The duo explain that the team used to have large, infrequent test releases with an unacceptable number of failures. They didn’t have enough test coverage to catch all failures, and they weren’t releasing fast enough.

Todd and Vikas describe how they revamped their test-and-release process to increase test coverage, reduce test failure rate, and release multiple times a day. This resulted in 90% automated testing (up from 30%) and a hybrid framework for high-level testing that is now a benchmark in the industry.

Along the way, they were asked questions about weather.com’s test-and-release process, automations, regressions, and best practices. Here’s a roundup of their answers:

What are some best practices for manual teams moving to automation?

  1. You need a robust, reliable automation framework which allows fast adoption and early success. While this requires a huge investment for initial development, in the end, it’s worth it.
  2. You need the approval and willingness of all stakeholders involved, for migrating manual testing to complete automation.

At what stage do you start writing automation tests for new features?

Right when the app is in development, you need to start writing automation tests for any new features. You shouldn’t consider development as ‘done’ until all automated tests are in place. Test website

What are the steps and best practices we need to follow before code merge?
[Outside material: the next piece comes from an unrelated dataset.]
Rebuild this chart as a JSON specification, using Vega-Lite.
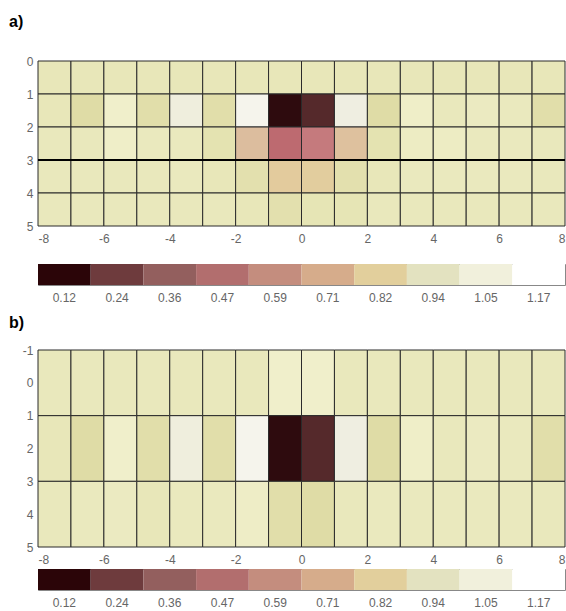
{
"$schema": "https://vega.github.io/schema/vega-lite/v6.json",
"background": "white",
"padding": {"left": 9, "top": 14, "right": 0, "bottom": 0},
"config": {
  "view": {"stroke": null},
  "axis": {"domain": false, "ticks": false, "grid": false, "labelColor": "#666666", "labelFont": "Liberation Sans", "labelFontSize": 12, "labelPadding": 6, "labelOverlap": false, "title": null},
  "title": {"font": "Liberation Sans", "fontSize": 16, "fontWeight": "bold", "color": "#000000", "anchor": "start", "frame": "group"}
},
"datasets": {
  "bar": [{"v":0.12},{"v":0.24},{"v":0.36},{"v":0.47},{"v":0.59},{"v":0.71},{"v":0.82},{"v":0.94},{"v":1.05},{"v":1.17}],
  "a": [
{"x0":-8,"x1":-7,"y0":0,"y1":1,"v":0.90},{"x0":-7,"x1":-6,"y0":0,"y1":1,"v":0.90},{"x0":-6,"x1":-5,"y0":0,"y1":1,"v":0.90},{"x0":-5,"x1":-4,"y0":0,"y1":1,"v":0.90},
{"x0":-4,"x1":-3,"y0":0,"y1":1,"v":0.90},{"x0":-3,"x1":-2,"y0":0,"y1":1,"v":0.90},{"x0":-2,"x1":-1,"y0":0,"y1":1,"v":0.90},{"x0":-1,"x1":0,"y0":0,"y1":1,"v":0.90},
{"x0":0,"x1":1,"y0":0,"y1":1,"v":0.90},{"x0":1,"x1":2,"y0":0,"y1":1,"v":0.90},{"x0":2,"x1":3,"y0":0,"y1":1,"v":0.90},{"x0":3,"x1":4,"y0":0,"y1":1,"v":0.90},
{"x0":4,"x1":5,"y0":0,"y1":1,"v":0.90},{"x0":5,"x1":6,"y0":0,"y1":1,"v":0.90},{"x0":6,"x1":7,"y0":0,"y1":1,"v":0.90},{"x0":7,"x1":8,"y0":0,"y1":1,"v":0.90},
{"x0":-8,"x1":-7,"y0":1,"y1":2,"v":0.90},{"x0":-7,"x1":-6,"y0":1,"y1":2,"v":0.85},{"x0":-6,"x1":-5,"y0":1,"y1":2,"v":0.97},{"x0":-5,"x1":-4,"y0":1,"y1":2,"v":0.86},
{"x0":-4,"x1":-3,"y0":1,"y1":2,"v":1.06},{"x0":-3,"x1":-2,"y0":1,"y1":2,"v":0.86},{"x0":-2,"x1":-1,"y0":1,"y1":2,"v":1.13},{"x0":-1,"x1":0,"y0":1,"y1":2,"v":0.12},
{"x0":0,"x1":1,"y0":1,"y1":2,"v":0.22},{"x0":1,"x1":2,"y0":1,"y1":2,"v":1.08},{"x0":2,"x1":3,"y0":1,"y1":2,"v":0.85},{"x0":3,"x1":4,"y0":1,"y1":2,"v":0.96},
{"x0":4,"x1":5,"y0":1,"y1":2,"v":0.91},{"x0":5,"x1":6,"y0":1,"y1":2,"v":0.93},{"x0":6,"x1":7,"y0":1,"y1":2,"v":0.92},{"x0":7,"x1":8,"y0":1,"y1":2,"v":0.86},
{"x0":-8,"x1":-7,"y0":2,"y1":3,"v":0.91},{"x0":-7,"x1":-6,"y0":2,"y1":3,"v":0.91},{"x0":-6,"x1":-5,"y0":2,"y1":3,"v":0.96},{"x0":-5,"x1":-4,"y0":2,"y1":3,"v":0.92},
{"x0":-4,"x1":-3,"y0":2,"y1":3,"v":0.92},{"x0":-3,"x1":-2,"y0":2,"y1":3,"v":0.88},{"x0":-2,"x1":-1,"y0":2,"y1":3,"v":0.70},{"x0":-1,"x1":0,"y0":2,"y1":3,"v":0.47},
{"x0":0,"x1":1,"y0":2,"y1":3,"v":0.50},{"x0":1,"x1":2,"y0":2,"y1":3,"v":0.72},{"x0":2,"x1":3,"y0":2,"y1":3,"v":0.88},{"x0":3,"x1":4,"y0":2,"y1":3,"v":0.94},
{"x0":4,"x1":5,"y0":2,"y1":3,"v":0.94},{"x0":5,"x1":6,"y0":2,"y1":3,"v":0.92},{"x0":6,"x1":7,"y0":2,"y1":3,"v":0.92},{"x0":7,"x1":8,"y0":2,"y1":3,"v":0.91},
{"x0":-8,"x1":-7,"y0":3,"y1":4,"v":0.91},{"x0":-7,"x1":-6,"y0":3,"y1":4,"v":0.91},{"x0":-6,"x1":-5,"y0":3,"y1":4,"v":0.91},{"x0":-5,"x1":-4,"y0":3,"y1":4,"v":0.91},
{"x0":-4,"x1":-3,"y0":3,"y1":4,"v":0.92},{"x0":-3,"x1":-2,"y0":3,"y1":4,"v":0.90},{"x0":-2,"x1":-1,"y0":3,"y1":4,"v":0.87},{"x0":-1,"x1":0,"y0":3,"y1":4,"v":0.78},
{"x0":0,"x1":1,"y0":3,"y1":4,"v":0.79},{"x0":1,"x1":2,"y0":3,"y1":4,"v":0.87},{"x0":2,"x1":3,"y0":3,"y1":4,"v":0.90},{"x0":3,"x1":4,"y0":3,"y1":4,"v":0.92},
{"x0":4,"x1":5,"y0":3,"y1":4,"v":0.92},{"x0":5,"x1":6,"y0":3,"y1":4,"v":0.92},{"x0":6,"x1":7,"y0":3,"y1":4,"v":0.92},{"x0":7,"x1":8,"y0":3,"y1":4,"v":0.91},
{"x0":-8,"x1":-7,"y0":4,"y1":5,"v":0.91},{"x0":-7,"x1":-6,"y0":4,"y1":5,"v":0.91},{"x0":-6,"x1":-5,"y0":4,"y1":5,"v":0.91},{"x0":-5,"x1":-4,"y0":4,"y1":5,"v":0.91},
{"x0":-4,"x1":-3,"y0":4,"y1":5,"v":0.91},{"x0":-3,"x1":-2,"y0":4,"y1":5,"v":0.91},{"x0":-2,"x1":-1,"y0":4,"y1":5,"v":0.90},{"x0":-1,"x1":0,"y0":4,"y1":5,"v":0.87},
{"x0":0,"x1":1,"y0":4,"y1":5,"v":0.89},{"x0":1,"x1":2,"y0":4,"y1":5,"v":0.89},{"x0":2,"x1":3,"y0":4,"y1":5,"v":0.91},{"x0":3,"x1":4,"y0":4,"y1":5,"v":0.91},
{"x0":4,"x1":5,"y0":4,"y1":5,"v":0.91},{"x0":5,"x1":6,"y0":4,"y1":5,"v":0.91},{"x0":6,"x1":7,"y0":4,"y1":5,"v":0.91},{"x0":7,"x1":8,"y0":4,"y1":5,"v":0.91}
  ],
  "b": [
{"x0":-8,"x1":-7,"y0":-1,"y1":1,"v":0.91},{"x0":-7,"x1":-6,"y0":-1,"y1":1,"v":0.91},{"x0":-6,"x1":-5,"y0":-1,"y1":1,"v":0.91},{"x0":-5,"x1":-4,"y0":-1,"y1":1,"v":0.91},
{"x0":-4,"x1":-3,"y0":-1,"y1":1,"v":0.91},{"x0":-3,"x1":-2,"y0":-1,"y1":1,"v":0.91},{"x0":-2,"x1":-1,"y0":-1,"y1":1,"v":0.91},{"x0":-1,"x1":0,"y0":-1,"y1":1,"v":0.97},
{"x0":0,"x1":1,"y0":-1,"y1":1,"v":0.97},{"x0":1,"x1":2,"y0":-1,"y1":1,"v":0.91},{"x0":2,"x1":3,"y0":-1,"y1":1,"v":0.91},{"x0":3,"x1":4,"y0":-1,"y1":1,"v":0.91},
{"x0":4,"x1":5,"y0":-1,"y1":1,"v":0.91},{"x0":5,"x1":6,"y0":-1,"y1":1,"v":0.91},{"x0":6,"x1":7,"y0":-1,"y1":1,"v":0.91},{"x0":7,"x1":8,"y0":-1,"y1":1,"v":0.91},
{"x0":-8,"x1":-7,"y0":1,"y1":3,"v":0.90},{"x0":-7,"x1":-6,"y0":1,"y1":3,"v":0.85},{"x0":-6,"x1":-5,"y0":1,"y1":3,"v":0.97},{"x0":-5,"x1":-4,"y0":1,"y1":3,"v":0.86},
{"x0":-4,"x1":-3,"y0":1,"y1":3,"v":1.06},{"x0":-3,"x1":-2,"y0":1,"y1":3,"v":0.86},{"x0":-2,"x1":-1,"y0":1,"y1":3,"v":1.13},{"x0":-1,"x1":0,"y0":1,"y1":3,"v":0.12},
{"x0":0,"x1":1,"y0":1,"y1":3,"v":0.22},{"x0":1,"x1":2,"y0":1,"y1":3,"v":1.08},{"x0":2,"x1":3,"y0":1,"y1":3,"v":0.85},{"x0":3,"x1":4,"y0":1,"y1":3,"v":0.96},
{"x0":4,"x1":5,"y0":1,"y1":3,"v":0.91},{"x0":5,"x1":6,"y0":1,"y1":3,"v":0.93},{"x0":6,"x1":7,"y0":1,"y1":3,"v":0.92},{"x0":7,"x1":8,"y0":1,"y1":3,"v":0.86},
{"x0":-8,"x1":-7,"y0":3,"y1":5,"v":0.91},{"x0":-7,"x1":-6,"y0":3,"y1":5,"v":0.92},{"x0":-6,"x1":-5,"y0":3,"y1":5,"v":0.93},{"x0":-5,"x1":-4,"y0":3,"y1":5,"v":0.90},
{"x0":-4,"x1":-3,"y0":3,"y1":5,"v":0.92},{"x0":-3,"x1":-2,"y0":3,"y1":5,"v":0.92},{"x0":-2,"x1":-1,"y0":3,"y1":5,"v":0.95},{"x0":-1,"x1":0,"y0":3,"y1":5,"v":0.86},
{"x0":0,"x1":1,"y0":3,"y1":5,"v":0.85},{"x0":1,"x1":2,"y0":3,"y1":5,"v":0.91},{"x0":2,"x1":3,"y0":3,"y1":5,"v":0.92},{"x0":3,"x1":4,"y0":3,"y1":5,"v":0.92},
{"x0":4,"x1":5,"y0":3,"y1":5,"v":0.92},{"x0":5,"x1":6,"y0":3,"y1":5,"v":0.92},{"x0":6,"x1":7,"y0":3,"y1":5,"v":0.92},{"x0":7,"x1":8,"y0":3,"y1":5,"v":0.91}
  ],
  "line": [{"y":3}]
},
"spacing": 11,
"resolve": {"scale": {"color": "independent", "x": "independent", "y": "independent"}},
"vconcat": [
  {
    "bounds": "flush",
    "spacing": 38,
    "resolve": {"scale": {"color": "independent", "x": "independent", "y": "independent"}},
    "vconcat": [
      {
        "width": 527, "height": 165,
        "title": {"text": "a)", "dx": -29, "offset": 25},
        "layer": [
          {
            "data": {"name": "a"},
            "mark": {"type": "rect", "stroke": "#2b2b2b", "strokeWidth": 1},
            "encoding": {
              "x": {"field": "x0", "type": "quantitative", "scale": {"domain": [-8, 8], "nice": false, "zero": false}, "axis": {"values": [-8, -6, -4, -2, 0, 2, 4, 6, 8], "labelPadding": 7, "labelExpr": "toString(datum.value)"}},
              "x2": {"field": "x1"},
              "y": {"field": "y0", "type": "quantitative", "scale": {"domain": [0, 5], "nice": false, "zero": false, "reverse": true}, "axis": {"values": [0, 1, 2, 3, 4, 5], "labelPadding": 5, "labelOverlap": false, "labelExpr": "toString(datum.value)"}},
              "y2": {"field": "y1"},
              "color": {"field": "v", "type": "quantitative", "legend": null, "scale": {"interpolate": "rgb", "domain": [0.12, 0.22, 0.47, 0.5, 0.7, 0.78, 0.85, 0.9, 0.97, 1.08, 1.15], "range": ["#2e0b0e", "#55292b", "#bd6a70", "#c57a7d", "#dcbd9e", "#e3cb9d", "#dfdca6", "#e8e7b9", "#f0efcb", "#efeee1", "#f7f6f1"]}}
            }
          },
          {
            "data": {"name": "line"},
            "mark": {"type": "rule", "color": "#000000", "strokeWidth": 2},
            "encoding": {"y": {"field": "y", "type": "quantitative", "axis": {"values": [0, 1, 2, 3, 4, 5], "labelPadding": 5, "labelOverlap": false, "labelExpr": "toString(datum.value)"}}}
          }
        ]
      },
      {
        "width": 527, "height": 21,
        "view": {"stroke": "#888888", "strokeWidth": 1},
        "data": {"name": "bar"},
        "mark": {"type": "rect"},
        "encoding": {
          "x": {"field": "v", "type": "ordinal", "scale": {"paddingInner": 0, "paddingOuter": 0}, "axis": {"labelAngle": 0, "labelPadding": 7}},
          "color": {"field": "v", "type": "quantitative", "legend": null, "scale": {"interpolate": "rgb", "domain": [0.12, 0.24, 0.36, 0.47, 0.59, 0.71, 0.82, 0.94, 1.05, 1.17], "range": ["#2b0508", "#6e3b3d", "#935f5e", "#b26e6e", "#c48d7e", "#d6ac8b", "#e2cf9c", "#e3e2c0", "#f1f0dc", "#ffffff"]}}
        }
      }
    ]
  },
  {
    "bounds": "flush",
    "spacing": 22,
    "resolve": {"scale": {"color": "independent", "x": "independent", "y": "independent"}},
    "vconcat": [
      {
        "width": 527, "height": 197,
        "title": {"text": "b)", "dx": -29, "offset": 13},
        "data": {"name": "b"},
        "mark": {"type": "rect", "stroke": "#2b2b2b", "strokeWidth": 1},
        "encoding": {
          "x": {"field": "x0", "type": "quantitative", "scale": {"domain": [-8, 8], "nice": false, "zero": false}, "axis": {"values": [-8, -6, -4, -2, 0, 2, 4, 6, 8], "labelPadding": 7, "labelExpr": "toString(datum.value)"}},
          "x2": {"field": "x1"},
          "y": {"field": "y0", "type": "quantitative", "scale": {"domain": [-1, 5], "nice": false, "zero": false, "reverse": true}, "axis": {"values": [-1, 0, 1, 2, 3, 4, 5], "labelPadding": 5, "labelExpr": "toString(datum.value)"}},
          "y2": {"field": "y1"},
          "color": {"field": "v", "type": "quantitative", "legend": null, "scale": {"interpolate": "rgb", "domain": [0.12, 0.22, 0.47, 0.5, 0.7, 0.78, 0.85, 0.9, 0.97, 1.08, 1.15], "range": ["#2e0b0e", "#55292b", "#bd6a70", "#c57a7d", "#dcbd9e", "#e3cb9d", "#dfdca6", "#e8e7b9", "#f0efcb", "#efeee1", "#f7f6f1"]}}
        }
      },
      {
        "width": 527, "height": 21,
        "view": {"stroke": "#888888", "strokeWidth": 1},
        "data": {"name": "bar"},
        "mark": {"type": "rect"},
        "encoding": {
          "x": {"field": "v", "type": "ordinal", "scale": {"paddingInner": 0, "paddingOuter": 0}, "axis": {"labelAngle": 0, "labelPadding": 7}},
          "color": {"field": "v", "type": "quantitative", "legend": null, "scale": {"interpolate": "rgb", "domain": [0.12, 0.24, 0.36, 0.47, 0.59, 0.71, 0.82, 0.94, 1.05, 1.17], "range": ["#2b0508", "#6e3b3d", "#935f5e", "#b26e6e", "#c48d7e", "#d6ac8b", "#e2cf9c", "#e3e2c0", "#f1f0dc", "#ffffff"]}}
        }
      }
    ]
  }
]
}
Step 1: QA test a functionality locally and works with the developer for fixes.
Step 2: The developer runs unit tests along with any local tests, including security, accessibility and performance tests.
Step 3: The developer builds a PR and submits it for a code review.
Step 4: A code reviewer reviews the PR. They either comment on the PR and send it back to the developer, or approve it and move the Jira ticket to ‘Dev complete’.